REQUIRED TASK:
Retype only the lines running from the line that contains "Write a web" to the line that contains "const yTicks = [45, 50, 55, 60, 65, 70, 75];", inclusive, and leave the pictures behind.

------------------------------------------------------------

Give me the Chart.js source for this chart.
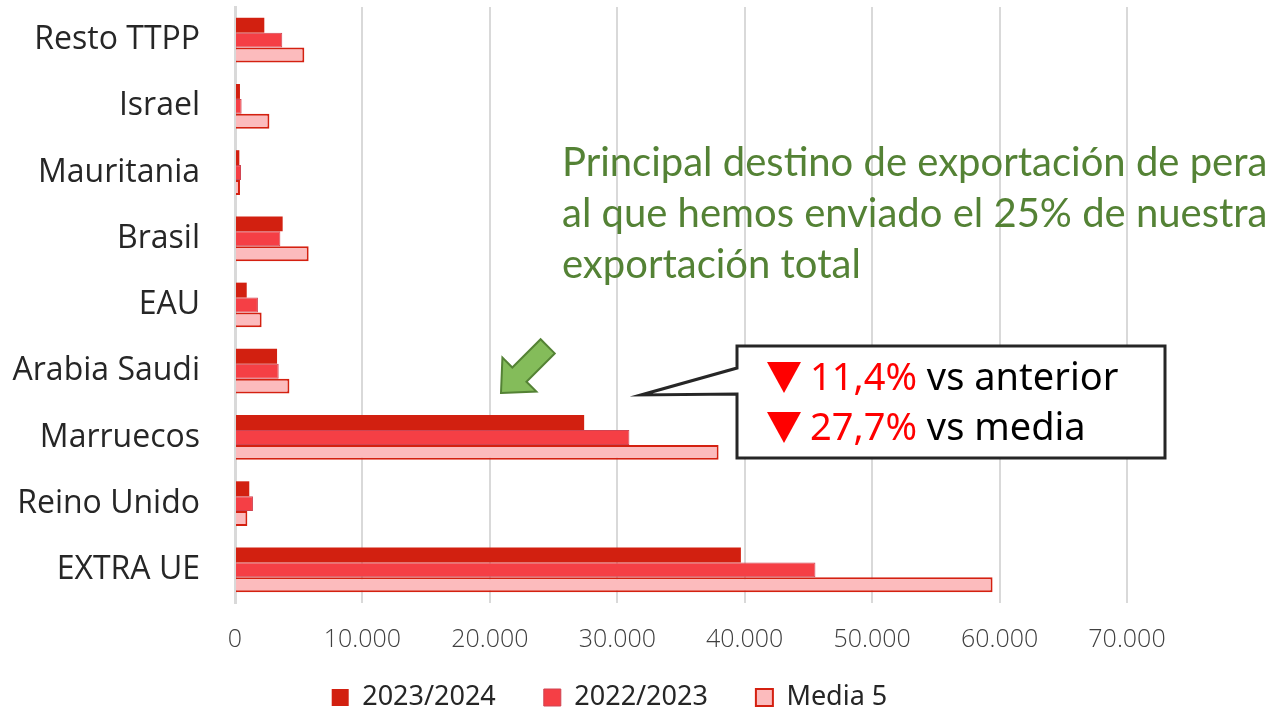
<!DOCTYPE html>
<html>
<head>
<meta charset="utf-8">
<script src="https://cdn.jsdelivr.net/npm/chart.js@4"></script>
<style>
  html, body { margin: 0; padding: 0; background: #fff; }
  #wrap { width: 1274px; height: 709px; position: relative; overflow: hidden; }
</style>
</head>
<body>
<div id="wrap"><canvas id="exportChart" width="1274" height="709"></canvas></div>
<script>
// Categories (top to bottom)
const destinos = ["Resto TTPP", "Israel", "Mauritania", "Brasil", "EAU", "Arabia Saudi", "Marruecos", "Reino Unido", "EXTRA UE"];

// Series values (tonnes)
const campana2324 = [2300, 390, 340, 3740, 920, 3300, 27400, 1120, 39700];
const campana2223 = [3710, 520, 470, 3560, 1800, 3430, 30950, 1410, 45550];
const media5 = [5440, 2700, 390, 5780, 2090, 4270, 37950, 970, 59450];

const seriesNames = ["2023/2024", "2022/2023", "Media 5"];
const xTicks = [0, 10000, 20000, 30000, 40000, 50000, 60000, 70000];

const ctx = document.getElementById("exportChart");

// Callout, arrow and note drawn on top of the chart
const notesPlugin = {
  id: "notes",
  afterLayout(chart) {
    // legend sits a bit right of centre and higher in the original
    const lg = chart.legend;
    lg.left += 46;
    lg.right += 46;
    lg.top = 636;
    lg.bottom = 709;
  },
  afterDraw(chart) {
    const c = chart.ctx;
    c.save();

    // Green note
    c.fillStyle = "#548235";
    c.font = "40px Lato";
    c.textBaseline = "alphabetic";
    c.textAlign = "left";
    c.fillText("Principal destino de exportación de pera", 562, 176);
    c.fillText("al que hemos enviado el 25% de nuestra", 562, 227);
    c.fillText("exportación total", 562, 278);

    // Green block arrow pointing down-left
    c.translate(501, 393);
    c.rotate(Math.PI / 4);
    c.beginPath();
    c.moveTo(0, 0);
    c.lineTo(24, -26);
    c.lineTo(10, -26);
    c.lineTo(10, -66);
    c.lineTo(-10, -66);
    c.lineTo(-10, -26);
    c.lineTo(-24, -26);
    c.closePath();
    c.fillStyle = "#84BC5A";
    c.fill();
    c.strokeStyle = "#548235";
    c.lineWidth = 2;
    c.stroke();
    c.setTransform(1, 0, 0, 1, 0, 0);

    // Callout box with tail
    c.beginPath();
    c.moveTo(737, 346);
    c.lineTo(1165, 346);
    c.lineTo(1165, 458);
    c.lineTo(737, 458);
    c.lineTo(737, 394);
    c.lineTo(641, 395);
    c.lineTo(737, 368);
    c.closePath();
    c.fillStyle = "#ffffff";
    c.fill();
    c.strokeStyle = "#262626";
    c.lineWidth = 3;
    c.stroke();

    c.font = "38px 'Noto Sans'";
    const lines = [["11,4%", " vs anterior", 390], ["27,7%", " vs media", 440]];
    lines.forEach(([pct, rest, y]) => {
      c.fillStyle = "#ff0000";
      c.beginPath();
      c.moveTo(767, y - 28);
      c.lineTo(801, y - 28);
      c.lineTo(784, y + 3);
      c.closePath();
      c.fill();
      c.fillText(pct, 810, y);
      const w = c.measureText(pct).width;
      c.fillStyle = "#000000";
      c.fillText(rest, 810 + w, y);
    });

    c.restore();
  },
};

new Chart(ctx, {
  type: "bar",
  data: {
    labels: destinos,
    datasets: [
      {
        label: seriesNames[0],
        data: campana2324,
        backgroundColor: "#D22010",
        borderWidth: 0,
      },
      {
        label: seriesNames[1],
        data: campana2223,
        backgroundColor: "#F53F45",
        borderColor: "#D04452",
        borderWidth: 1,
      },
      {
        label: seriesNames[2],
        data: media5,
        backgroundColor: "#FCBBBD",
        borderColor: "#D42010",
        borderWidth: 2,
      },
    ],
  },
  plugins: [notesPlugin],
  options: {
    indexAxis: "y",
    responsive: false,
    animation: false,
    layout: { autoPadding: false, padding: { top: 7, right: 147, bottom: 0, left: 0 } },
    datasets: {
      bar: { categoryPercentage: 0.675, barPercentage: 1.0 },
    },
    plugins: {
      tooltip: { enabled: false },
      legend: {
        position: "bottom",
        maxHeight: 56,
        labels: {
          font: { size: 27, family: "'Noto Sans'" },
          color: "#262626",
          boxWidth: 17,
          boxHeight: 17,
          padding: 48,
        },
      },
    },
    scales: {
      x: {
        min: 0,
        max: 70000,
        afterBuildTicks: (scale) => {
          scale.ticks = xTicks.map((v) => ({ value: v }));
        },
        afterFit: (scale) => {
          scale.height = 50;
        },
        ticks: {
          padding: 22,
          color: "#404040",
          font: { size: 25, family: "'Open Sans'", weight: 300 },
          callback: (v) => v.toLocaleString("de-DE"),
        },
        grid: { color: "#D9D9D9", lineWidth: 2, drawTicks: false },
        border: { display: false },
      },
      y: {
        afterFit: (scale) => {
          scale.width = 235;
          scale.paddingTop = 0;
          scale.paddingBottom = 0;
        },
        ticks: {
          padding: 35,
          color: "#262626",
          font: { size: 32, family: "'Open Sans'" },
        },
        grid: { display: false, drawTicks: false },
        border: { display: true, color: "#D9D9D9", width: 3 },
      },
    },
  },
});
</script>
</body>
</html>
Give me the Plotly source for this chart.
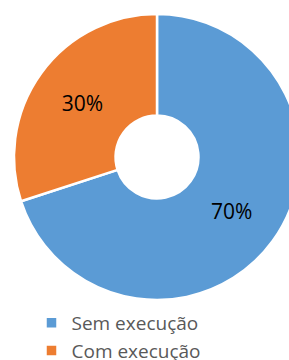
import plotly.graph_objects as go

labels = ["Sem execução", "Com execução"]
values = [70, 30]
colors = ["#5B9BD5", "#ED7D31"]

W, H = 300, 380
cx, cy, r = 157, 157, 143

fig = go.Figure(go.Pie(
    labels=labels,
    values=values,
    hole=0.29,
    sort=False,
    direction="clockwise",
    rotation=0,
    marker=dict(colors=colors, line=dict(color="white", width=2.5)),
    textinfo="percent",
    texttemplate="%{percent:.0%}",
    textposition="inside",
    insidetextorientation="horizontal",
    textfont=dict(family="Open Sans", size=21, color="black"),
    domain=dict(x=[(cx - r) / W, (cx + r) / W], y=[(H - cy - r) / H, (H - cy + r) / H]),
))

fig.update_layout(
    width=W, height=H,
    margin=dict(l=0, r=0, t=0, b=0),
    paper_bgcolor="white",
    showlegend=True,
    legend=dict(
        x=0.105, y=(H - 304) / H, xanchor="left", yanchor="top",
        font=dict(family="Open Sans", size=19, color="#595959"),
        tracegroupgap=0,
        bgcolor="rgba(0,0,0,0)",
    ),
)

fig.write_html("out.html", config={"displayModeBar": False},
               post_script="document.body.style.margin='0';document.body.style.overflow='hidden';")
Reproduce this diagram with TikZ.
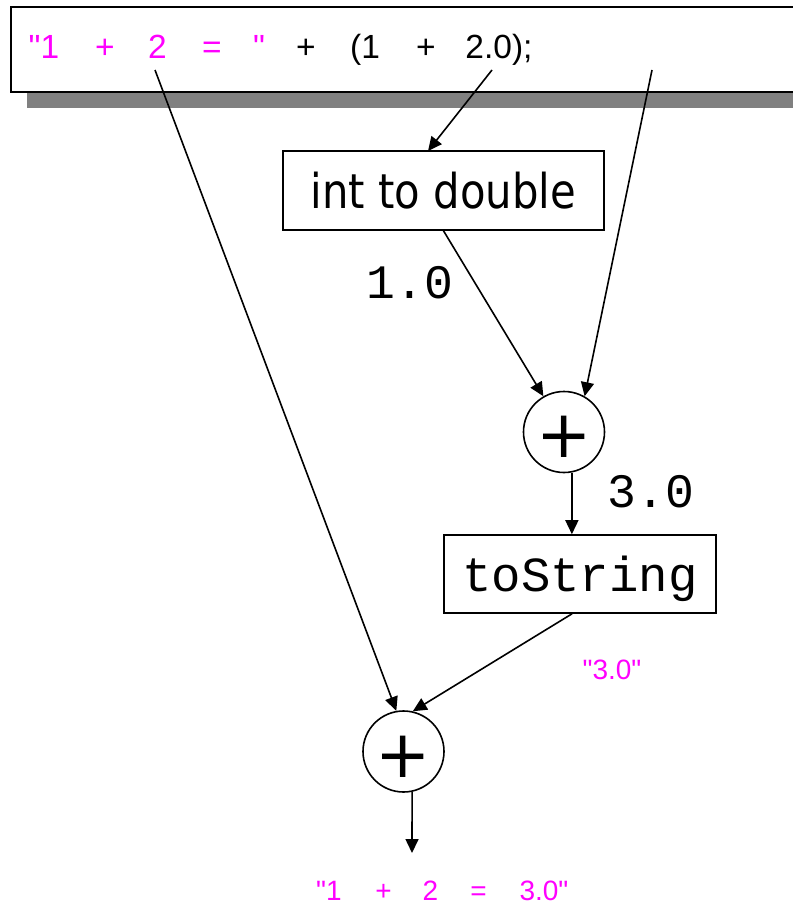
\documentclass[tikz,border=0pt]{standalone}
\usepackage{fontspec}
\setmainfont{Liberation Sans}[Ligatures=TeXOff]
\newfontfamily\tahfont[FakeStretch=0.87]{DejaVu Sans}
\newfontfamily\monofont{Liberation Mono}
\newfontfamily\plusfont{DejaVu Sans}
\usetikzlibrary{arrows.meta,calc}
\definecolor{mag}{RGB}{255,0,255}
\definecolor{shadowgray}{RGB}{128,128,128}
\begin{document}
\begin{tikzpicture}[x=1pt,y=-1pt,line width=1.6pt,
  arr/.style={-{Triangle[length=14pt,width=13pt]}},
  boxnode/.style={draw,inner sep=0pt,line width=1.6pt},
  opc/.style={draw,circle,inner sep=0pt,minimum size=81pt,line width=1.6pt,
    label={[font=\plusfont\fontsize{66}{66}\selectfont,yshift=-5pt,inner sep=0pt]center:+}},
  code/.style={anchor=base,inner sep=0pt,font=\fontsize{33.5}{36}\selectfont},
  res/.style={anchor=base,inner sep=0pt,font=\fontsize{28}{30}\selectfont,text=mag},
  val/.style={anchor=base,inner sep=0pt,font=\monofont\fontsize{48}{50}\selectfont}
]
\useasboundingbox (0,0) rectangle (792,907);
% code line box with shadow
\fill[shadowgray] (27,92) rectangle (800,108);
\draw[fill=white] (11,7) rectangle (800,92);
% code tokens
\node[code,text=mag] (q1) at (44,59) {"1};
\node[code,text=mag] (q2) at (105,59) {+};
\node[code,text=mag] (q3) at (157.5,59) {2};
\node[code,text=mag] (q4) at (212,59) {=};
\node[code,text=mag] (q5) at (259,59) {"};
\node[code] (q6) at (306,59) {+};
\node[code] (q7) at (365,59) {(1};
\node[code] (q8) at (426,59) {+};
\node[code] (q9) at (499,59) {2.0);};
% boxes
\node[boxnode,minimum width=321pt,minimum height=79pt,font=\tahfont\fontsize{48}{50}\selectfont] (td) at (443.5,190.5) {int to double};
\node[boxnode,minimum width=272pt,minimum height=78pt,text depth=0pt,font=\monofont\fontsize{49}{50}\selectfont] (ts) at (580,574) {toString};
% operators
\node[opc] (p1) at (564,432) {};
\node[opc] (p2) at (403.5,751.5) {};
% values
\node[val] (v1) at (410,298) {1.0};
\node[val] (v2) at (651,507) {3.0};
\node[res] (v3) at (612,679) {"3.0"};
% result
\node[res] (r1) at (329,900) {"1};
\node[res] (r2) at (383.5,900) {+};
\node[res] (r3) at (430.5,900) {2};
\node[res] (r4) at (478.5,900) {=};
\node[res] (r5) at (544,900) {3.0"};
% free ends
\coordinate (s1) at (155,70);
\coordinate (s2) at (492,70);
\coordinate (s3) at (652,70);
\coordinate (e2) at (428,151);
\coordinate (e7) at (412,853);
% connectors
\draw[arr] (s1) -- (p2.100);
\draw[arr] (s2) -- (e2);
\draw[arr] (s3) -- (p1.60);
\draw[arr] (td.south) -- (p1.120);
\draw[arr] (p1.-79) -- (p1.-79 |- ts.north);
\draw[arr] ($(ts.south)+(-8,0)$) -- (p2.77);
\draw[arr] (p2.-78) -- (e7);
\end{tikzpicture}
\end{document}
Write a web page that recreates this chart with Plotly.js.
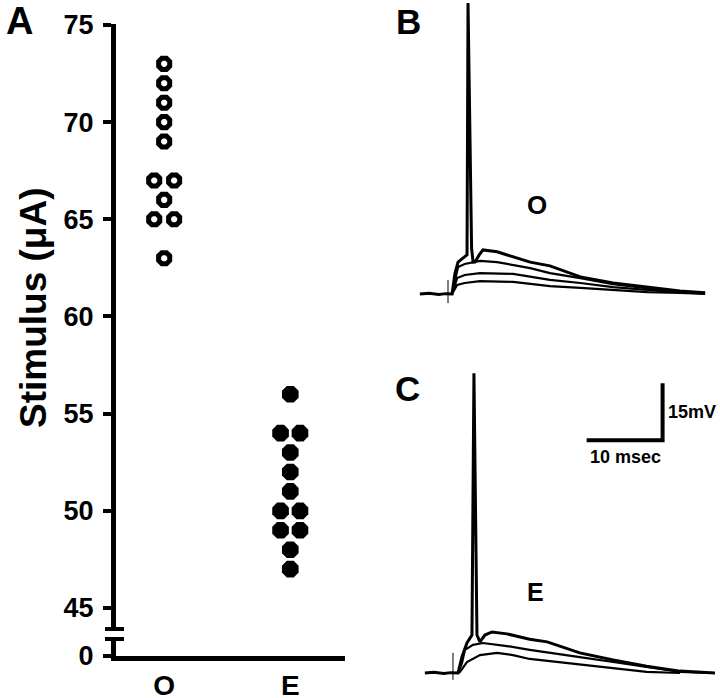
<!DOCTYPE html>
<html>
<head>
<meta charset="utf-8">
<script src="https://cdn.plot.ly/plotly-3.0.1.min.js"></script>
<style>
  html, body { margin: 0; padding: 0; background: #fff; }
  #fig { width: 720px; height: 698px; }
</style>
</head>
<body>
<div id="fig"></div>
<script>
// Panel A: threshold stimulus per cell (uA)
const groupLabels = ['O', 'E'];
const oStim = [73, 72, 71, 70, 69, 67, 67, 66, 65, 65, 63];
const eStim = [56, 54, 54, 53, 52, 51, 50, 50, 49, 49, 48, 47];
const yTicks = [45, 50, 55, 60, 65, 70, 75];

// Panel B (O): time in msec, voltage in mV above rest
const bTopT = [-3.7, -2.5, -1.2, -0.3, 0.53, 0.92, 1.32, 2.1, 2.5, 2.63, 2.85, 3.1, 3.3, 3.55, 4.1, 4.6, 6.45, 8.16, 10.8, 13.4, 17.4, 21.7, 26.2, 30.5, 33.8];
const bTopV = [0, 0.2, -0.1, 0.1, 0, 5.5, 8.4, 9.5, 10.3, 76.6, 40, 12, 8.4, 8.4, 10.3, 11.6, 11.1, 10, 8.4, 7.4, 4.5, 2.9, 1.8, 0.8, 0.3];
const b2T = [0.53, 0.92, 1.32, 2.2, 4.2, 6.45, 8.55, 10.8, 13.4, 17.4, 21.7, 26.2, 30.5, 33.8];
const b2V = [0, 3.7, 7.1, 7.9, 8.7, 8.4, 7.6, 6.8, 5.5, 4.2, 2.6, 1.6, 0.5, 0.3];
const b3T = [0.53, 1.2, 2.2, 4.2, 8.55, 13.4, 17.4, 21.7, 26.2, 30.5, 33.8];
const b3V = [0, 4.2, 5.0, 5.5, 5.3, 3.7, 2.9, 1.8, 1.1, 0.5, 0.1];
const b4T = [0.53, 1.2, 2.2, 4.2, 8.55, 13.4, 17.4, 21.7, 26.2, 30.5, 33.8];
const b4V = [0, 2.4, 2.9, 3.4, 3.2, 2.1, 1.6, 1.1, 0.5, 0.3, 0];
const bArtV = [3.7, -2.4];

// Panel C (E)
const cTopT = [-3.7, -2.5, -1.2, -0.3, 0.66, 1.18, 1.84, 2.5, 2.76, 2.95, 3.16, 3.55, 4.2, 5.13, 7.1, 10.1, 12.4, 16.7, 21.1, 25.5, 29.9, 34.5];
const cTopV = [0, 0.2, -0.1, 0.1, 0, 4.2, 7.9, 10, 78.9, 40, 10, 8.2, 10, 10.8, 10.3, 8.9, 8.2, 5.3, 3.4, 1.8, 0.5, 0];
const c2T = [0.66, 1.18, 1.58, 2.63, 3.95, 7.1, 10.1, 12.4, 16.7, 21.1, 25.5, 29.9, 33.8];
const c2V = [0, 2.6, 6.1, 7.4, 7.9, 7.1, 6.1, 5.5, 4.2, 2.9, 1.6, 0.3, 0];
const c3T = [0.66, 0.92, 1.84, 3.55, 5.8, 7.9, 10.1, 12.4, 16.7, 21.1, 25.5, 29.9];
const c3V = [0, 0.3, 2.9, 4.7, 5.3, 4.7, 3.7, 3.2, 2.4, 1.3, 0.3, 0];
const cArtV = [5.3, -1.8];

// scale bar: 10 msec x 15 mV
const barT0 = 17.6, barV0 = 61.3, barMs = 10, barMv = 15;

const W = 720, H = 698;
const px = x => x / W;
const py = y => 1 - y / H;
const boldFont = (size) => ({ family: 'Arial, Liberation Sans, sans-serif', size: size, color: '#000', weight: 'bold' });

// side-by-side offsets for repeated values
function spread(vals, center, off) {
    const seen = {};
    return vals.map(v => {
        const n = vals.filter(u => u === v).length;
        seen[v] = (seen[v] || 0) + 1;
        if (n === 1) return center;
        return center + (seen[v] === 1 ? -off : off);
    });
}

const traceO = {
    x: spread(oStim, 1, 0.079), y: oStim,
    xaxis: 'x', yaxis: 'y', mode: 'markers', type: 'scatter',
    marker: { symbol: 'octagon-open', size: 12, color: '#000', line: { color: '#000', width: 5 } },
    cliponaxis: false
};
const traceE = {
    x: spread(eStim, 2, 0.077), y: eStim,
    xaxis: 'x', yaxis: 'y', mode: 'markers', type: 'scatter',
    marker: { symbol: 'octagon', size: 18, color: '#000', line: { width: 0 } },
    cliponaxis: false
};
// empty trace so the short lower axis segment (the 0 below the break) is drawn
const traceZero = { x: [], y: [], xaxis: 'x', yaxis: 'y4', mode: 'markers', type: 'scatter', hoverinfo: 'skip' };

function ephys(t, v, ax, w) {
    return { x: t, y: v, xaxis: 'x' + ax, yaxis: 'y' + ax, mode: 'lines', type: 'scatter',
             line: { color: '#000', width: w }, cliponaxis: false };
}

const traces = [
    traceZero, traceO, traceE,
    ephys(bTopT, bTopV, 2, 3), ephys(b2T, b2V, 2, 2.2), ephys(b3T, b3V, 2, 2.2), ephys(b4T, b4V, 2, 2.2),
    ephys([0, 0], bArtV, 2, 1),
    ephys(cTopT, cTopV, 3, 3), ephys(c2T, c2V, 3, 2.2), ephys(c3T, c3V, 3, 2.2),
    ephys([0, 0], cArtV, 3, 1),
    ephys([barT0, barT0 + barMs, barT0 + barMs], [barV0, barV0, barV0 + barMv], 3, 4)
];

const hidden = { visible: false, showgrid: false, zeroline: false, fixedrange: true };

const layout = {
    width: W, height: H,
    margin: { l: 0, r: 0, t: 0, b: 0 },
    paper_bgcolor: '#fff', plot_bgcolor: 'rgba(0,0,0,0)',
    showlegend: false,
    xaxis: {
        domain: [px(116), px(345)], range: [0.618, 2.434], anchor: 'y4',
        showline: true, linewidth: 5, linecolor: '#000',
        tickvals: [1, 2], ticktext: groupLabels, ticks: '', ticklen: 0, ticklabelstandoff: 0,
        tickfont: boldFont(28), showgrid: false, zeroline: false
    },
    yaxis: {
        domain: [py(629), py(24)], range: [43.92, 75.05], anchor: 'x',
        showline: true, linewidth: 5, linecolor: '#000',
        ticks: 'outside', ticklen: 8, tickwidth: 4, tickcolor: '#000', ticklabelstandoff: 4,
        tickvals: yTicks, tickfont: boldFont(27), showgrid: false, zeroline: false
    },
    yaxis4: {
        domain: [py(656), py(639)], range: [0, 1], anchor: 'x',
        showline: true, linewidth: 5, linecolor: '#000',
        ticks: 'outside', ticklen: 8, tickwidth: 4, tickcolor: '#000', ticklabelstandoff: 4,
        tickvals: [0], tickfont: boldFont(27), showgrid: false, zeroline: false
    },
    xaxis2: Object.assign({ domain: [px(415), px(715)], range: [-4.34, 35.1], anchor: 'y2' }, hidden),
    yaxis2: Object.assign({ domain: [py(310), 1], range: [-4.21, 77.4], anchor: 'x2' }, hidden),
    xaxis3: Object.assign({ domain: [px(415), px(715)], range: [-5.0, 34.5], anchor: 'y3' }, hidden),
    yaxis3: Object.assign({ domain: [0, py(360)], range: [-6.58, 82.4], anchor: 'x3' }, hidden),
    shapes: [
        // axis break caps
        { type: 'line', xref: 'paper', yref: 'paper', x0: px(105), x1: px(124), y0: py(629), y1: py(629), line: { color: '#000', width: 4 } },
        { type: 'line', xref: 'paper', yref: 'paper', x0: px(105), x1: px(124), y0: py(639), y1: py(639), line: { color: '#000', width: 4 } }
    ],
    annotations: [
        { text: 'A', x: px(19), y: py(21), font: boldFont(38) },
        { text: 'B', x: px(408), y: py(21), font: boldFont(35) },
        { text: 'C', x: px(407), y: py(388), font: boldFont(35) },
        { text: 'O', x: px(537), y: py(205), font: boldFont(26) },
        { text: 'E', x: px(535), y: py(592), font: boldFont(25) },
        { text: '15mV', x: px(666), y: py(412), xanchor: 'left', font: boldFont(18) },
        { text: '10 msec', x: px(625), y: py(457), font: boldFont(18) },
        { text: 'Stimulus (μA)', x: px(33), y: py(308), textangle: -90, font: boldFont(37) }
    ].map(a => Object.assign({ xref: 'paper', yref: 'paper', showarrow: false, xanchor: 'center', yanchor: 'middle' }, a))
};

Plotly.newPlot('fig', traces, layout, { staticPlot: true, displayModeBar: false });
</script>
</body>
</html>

------------------------------------------------------------

THE SOLUTION:
Write a web page that recreates this chart with Plotly.js.
<!DOCTYPE html>
<html>
<head>
<meta charset="utf-8">
<script src="https://cdn.plot.ly/plotly-3.0.1.min.js"></script>
<style>
  html, body { margin: 0; padding: 0; background: #fff; }
  #fig { width: 720px; height: 698px; }
</style>
</head>
<body>
<div id="fig"></div>
<script>
// Panel A: threshold stimulus per cell (uA)
const groupLabels = ['O', 'E'];
const oStim = [73, 72, 71, 70, 69, 67, 67, 66, 65, 65, 63];
const eStim = [56, 54, 54, 53, 52, 51, 50, 50, 49, 49, 48, 47];
const yTicks = [45, 50, 55, 60, 65, 70, 75];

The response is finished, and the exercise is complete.